** CHALLENGE **
Return exactly, and only, the lines from the one holding "Recreate this image" through the one holding "const tickSize = (fitSize('2005', 'normal', 34.6)", both included; the pictures stay out.

** PROVIDED ENTRIES **
---

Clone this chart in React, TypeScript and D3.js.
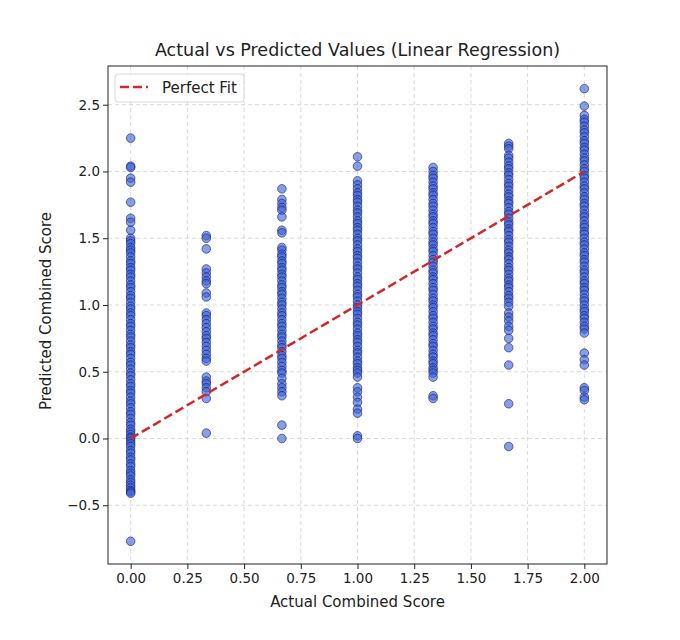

---

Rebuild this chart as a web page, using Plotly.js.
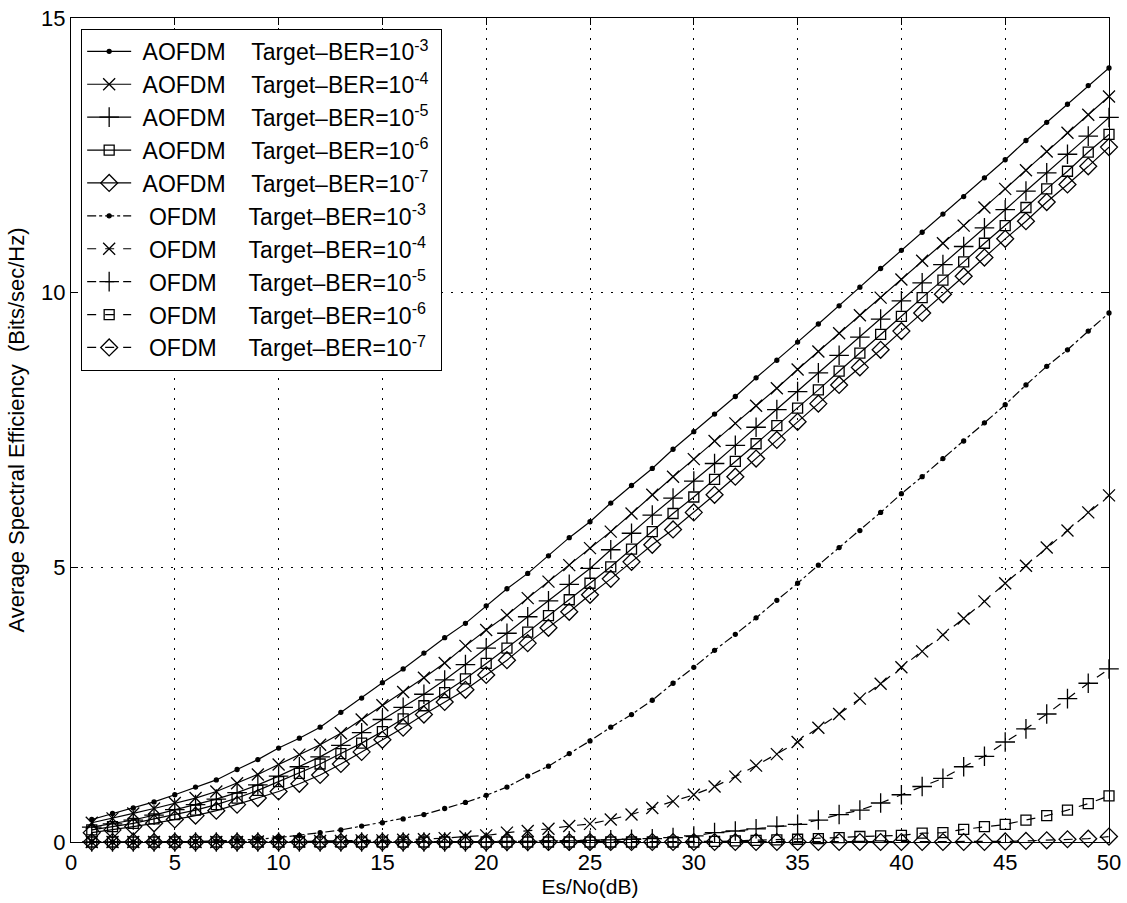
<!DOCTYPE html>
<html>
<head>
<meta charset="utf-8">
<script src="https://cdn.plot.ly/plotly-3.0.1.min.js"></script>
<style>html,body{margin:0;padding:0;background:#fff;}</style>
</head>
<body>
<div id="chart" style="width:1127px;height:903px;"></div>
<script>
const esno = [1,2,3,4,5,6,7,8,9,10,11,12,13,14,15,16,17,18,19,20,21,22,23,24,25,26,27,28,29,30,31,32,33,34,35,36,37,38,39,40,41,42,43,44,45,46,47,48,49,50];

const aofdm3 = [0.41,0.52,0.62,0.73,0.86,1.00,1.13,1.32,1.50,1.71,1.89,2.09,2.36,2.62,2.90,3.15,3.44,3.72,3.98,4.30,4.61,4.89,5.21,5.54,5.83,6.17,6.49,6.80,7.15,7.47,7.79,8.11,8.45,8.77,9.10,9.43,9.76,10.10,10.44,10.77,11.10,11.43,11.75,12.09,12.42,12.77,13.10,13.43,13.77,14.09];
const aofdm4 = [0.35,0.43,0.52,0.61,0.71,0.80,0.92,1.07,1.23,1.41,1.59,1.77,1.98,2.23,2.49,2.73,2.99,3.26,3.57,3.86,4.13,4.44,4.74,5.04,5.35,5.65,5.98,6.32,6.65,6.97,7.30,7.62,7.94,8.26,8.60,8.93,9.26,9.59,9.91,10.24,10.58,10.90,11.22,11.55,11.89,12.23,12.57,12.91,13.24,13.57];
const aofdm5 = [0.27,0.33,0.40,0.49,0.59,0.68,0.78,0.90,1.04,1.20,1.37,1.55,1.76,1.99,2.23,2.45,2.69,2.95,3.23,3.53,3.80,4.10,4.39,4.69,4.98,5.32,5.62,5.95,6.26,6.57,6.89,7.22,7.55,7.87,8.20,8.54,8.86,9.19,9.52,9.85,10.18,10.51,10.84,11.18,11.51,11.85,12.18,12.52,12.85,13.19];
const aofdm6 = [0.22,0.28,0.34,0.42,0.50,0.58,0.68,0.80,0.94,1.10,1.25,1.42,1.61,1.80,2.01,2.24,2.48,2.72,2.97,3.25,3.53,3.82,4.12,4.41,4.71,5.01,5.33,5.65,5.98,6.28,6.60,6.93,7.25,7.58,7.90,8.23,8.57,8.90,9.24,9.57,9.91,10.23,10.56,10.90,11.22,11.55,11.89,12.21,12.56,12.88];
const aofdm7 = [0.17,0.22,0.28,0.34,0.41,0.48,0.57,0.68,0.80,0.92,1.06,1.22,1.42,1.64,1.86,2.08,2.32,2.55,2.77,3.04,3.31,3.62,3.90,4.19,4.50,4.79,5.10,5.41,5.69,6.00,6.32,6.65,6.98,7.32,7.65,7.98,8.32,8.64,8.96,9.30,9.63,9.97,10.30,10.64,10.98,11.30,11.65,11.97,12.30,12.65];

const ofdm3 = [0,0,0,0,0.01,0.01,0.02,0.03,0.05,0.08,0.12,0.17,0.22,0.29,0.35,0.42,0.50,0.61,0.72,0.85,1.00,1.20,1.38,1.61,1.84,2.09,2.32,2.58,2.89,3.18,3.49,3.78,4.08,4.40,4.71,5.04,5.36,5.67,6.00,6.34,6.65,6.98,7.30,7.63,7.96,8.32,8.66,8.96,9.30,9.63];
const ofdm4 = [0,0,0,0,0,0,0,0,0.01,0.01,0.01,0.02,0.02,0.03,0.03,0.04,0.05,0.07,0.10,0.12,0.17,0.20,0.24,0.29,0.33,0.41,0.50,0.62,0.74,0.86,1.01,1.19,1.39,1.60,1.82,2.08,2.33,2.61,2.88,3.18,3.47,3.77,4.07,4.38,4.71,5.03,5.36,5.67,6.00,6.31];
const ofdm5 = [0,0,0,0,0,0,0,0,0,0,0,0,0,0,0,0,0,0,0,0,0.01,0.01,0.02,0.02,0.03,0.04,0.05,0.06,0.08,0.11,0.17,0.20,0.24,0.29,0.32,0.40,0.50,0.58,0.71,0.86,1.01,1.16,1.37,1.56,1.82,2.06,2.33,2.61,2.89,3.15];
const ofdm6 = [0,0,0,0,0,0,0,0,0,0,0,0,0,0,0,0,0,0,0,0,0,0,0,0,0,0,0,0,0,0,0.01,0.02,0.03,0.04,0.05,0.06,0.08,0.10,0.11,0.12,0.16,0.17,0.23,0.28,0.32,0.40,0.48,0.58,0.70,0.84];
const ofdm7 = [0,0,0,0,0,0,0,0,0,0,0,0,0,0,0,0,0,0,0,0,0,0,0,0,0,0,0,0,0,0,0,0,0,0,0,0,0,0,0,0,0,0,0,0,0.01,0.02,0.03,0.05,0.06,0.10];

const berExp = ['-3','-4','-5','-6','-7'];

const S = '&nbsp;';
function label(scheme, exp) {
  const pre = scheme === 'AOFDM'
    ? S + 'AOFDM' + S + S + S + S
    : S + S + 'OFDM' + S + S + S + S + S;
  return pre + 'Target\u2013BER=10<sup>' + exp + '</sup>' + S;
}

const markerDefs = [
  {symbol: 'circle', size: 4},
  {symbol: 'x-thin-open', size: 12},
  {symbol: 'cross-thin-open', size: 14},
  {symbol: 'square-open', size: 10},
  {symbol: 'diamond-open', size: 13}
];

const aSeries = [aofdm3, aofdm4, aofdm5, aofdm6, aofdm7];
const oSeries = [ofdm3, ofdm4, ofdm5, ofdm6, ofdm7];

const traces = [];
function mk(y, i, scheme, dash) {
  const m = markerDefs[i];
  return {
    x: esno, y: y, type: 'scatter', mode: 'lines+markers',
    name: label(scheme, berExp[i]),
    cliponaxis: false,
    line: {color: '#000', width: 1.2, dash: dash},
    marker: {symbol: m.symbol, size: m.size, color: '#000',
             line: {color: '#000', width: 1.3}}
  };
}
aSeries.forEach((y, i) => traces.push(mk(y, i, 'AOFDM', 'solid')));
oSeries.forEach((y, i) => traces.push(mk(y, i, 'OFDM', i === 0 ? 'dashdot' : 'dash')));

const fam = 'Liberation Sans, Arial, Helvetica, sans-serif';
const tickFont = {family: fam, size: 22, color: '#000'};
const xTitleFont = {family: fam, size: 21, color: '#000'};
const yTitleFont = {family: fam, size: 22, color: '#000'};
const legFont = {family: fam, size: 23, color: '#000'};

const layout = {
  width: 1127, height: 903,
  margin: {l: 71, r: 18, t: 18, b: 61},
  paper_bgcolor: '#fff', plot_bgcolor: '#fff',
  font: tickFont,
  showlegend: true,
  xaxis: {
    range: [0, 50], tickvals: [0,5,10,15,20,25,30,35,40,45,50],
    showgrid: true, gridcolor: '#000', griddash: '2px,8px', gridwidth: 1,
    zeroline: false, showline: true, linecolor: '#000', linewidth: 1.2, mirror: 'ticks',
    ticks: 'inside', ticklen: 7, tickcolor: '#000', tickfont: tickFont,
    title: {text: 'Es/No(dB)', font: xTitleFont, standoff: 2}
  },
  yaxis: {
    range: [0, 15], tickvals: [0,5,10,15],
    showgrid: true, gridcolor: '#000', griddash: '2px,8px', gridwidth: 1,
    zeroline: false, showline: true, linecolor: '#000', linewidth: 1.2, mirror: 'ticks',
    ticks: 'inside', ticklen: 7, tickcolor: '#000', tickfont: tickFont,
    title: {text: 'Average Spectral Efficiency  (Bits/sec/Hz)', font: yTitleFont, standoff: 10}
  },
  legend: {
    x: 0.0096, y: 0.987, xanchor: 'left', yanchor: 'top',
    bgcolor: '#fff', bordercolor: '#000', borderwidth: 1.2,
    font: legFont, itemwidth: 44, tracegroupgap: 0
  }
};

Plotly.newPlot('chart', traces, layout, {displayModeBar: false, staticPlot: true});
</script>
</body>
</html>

---

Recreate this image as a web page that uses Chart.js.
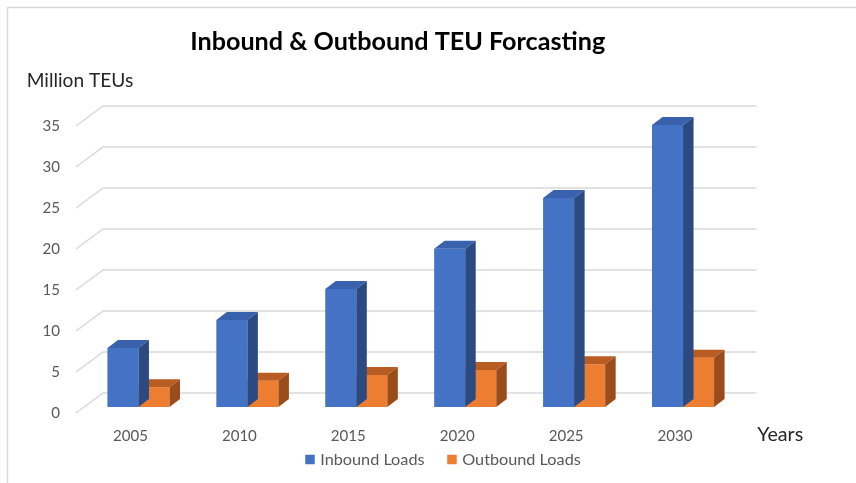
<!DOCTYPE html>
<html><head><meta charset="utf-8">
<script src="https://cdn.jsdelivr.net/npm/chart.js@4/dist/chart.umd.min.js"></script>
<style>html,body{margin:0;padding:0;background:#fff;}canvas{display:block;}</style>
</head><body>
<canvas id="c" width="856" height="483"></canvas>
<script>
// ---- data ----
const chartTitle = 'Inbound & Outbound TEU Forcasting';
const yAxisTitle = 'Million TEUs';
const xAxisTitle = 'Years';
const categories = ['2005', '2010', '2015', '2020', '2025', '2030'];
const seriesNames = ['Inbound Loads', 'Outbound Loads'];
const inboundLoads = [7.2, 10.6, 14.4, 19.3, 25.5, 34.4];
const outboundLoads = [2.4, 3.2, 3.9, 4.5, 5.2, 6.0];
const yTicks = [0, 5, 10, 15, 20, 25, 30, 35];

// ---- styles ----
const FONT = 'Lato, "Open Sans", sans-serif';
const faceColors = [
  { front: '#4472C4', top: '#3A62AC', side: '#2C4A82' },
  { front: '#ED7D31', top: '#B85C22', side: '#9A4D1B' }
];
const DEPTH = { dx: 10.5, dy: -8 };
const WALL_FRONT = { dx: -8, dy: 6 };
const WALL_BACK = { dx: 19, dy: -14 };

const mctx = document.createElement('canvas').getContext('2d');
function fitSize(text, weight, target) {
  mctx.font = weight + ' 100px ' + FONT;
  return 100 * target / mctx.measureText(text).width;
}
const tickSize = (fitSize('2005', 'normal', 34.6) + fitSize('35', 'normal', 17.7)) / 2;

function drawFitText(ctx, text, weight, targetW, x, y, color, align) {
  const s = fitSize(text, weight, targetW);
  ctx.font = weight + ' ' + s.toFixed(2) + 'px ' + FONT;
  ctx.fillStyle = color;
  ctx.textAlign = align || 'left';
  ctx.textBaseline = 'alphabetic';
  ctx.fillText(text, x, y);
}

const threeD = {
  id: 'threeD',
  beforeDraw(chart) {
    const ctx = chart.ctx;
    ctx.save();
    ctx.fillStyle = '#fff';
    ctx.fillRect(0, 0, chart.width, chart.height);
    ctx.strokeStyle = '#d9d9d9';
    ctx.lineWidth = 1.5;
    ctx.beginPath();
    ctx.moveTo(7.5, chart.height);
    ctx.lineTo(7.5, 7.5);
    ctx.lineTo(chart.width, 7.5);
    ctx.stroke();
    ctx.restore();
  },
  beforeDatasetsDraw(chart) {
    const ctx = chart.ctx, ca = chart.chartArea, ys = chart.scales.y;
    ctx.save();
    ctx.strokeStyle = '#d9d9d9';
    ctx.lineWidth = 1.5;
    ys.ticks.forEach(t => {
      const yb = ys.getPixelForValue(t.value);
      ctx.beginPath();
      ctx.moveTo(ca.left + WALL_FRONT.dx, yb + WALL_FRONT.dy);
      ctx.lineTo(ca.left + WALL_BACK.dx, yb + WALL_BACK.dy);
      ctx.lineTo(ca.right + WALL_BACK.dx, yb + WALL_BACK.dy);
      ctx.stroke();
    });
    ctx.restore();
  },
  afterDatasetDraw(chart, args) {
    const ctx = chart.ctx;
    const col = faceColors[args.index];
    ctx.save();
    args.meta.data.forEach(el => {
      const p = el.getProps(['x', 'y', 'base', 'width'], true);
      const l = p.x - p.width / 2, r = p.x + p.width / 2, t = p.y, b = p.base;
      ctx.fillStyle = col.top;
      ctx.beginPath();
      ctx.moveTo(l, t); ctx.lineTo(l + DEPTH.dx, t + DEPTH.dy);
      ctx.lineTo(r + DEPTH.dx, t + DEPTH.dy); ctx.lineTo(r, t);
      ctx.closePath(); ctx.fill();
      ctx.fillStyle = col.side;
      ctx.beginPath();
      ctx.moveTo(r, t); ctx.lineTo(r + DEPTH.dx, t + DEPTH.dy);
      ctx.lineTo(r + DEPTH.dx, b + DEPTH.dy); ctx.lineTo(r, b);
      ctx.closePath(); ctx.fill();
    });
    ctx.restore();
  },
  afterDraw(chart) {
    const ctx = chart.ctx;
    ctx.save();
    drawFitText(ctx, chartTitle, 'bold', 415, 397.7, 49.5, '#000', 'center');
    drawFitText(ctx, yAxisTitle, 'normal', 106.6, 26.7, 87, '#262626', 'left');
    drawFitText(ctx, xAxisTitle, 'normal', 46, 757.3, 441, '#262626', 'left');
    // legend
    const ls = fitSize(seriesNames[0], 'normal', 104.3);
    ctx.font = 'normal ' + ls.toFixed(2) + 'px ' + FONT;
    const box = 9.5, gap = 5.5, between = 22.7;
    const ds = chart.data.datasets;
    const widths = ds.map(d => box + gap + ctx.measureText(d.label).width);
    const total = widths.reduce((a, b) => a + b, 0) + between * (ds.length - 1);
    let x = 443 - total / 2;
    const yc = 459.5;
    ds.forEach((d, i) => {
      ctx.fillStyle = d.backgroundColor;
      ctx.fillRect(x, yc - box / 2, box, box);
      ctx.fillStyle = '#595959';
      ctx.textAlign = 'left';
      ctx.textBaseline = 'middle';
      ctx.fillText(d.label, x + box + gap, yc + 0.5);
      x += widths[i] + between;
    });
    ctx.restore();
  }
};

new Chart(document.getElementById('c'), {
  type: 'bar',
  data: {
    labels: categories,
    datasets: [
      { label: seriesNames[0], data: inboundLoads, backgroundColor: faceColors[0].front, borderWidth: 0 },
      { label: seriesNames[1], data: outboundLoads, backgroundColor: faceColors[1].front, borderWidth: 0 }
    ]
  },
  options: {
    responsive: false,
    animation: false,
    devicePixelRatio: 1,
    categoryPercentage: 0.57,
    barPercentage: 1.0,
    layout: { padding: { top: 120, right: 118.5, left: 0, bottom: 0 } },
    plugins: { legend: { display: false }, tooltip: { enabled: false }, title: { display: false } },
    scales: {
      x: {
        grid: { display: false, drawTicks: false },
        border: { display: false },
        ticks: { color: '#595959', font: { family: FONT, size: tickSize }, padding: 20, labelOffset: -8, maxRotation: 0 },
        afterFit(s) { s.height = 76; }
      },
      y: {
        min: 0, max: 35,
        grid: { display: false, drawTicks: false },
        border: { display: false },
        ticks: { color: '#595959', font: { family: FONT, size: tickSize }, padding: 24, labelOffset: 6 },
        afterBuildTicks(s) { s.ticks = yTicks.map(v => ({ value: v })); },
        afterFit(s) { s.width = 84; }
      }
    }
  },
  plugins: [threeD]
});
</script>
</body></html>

---

** CORRECT RESPONSE **
Recreate this image as a web page that uses Chart.js.
<!DOCTYPE html>
<html><head><meta charset="utf-8">
<script src="https://cdn.jsdelivr.net/npm/chart.js@4/dist/chart.umd.min.js"></script>
<style>html,body{margin:0;padding:0;background:#fff;}canvas{display:block;}</style>
</head><body>
<canvas id="c" width="856" height="483"></canvas>
<script>
// ---- data ----
const chartTitle = 'Inbound & Outbound TEU Forcasting';
const yAxisTitle = 'Million TEUs';
const xAxisTitle = 'Years';
const categories = ['2005', '2010', '2015', '2020', '2025', '2030'];
const seriesNames = ['Inbound Loads', 'Outbound Loads'];
const inboundLoads = [7.2, 10.6, 14.4, 19.3, 25.5, 34.4];
const outboundLoads = [2.4, 3.2, 3.9, 4.5, 5.2, 6.0];
const yTicks = [0, 5, 10, 15, 20, 25, 30, 35];

// ---- styles ----
const FONT = 'Lato, "Open Sans", sans-serif';
const faceColors = [
  { front: '#4472C4', top: '#3A62AC', side: '#2C4A82' },
  { front: '#ED7D31', top: '#B85C22', side: '#9A4D1B' }
];
const DEPTH = { dx: 10.5, dy: -8 };
const WALL_FRONT = { dx: -8, dy: 6 };
const WALL_BACK = { dx: 19, dy: -14 };

const mctx = document.createElement('canvas').getContext('2d');
function fitSize(text, weight, target) {
  mctx.font = weight + ' 100px ' + FONT;
  return 100 * target / mctx.measureText(text).width;
}
const tickSize = (fitSize('2005', 'normal', 34.6) + fitSize('35', 'normal', 17.7)) / 2;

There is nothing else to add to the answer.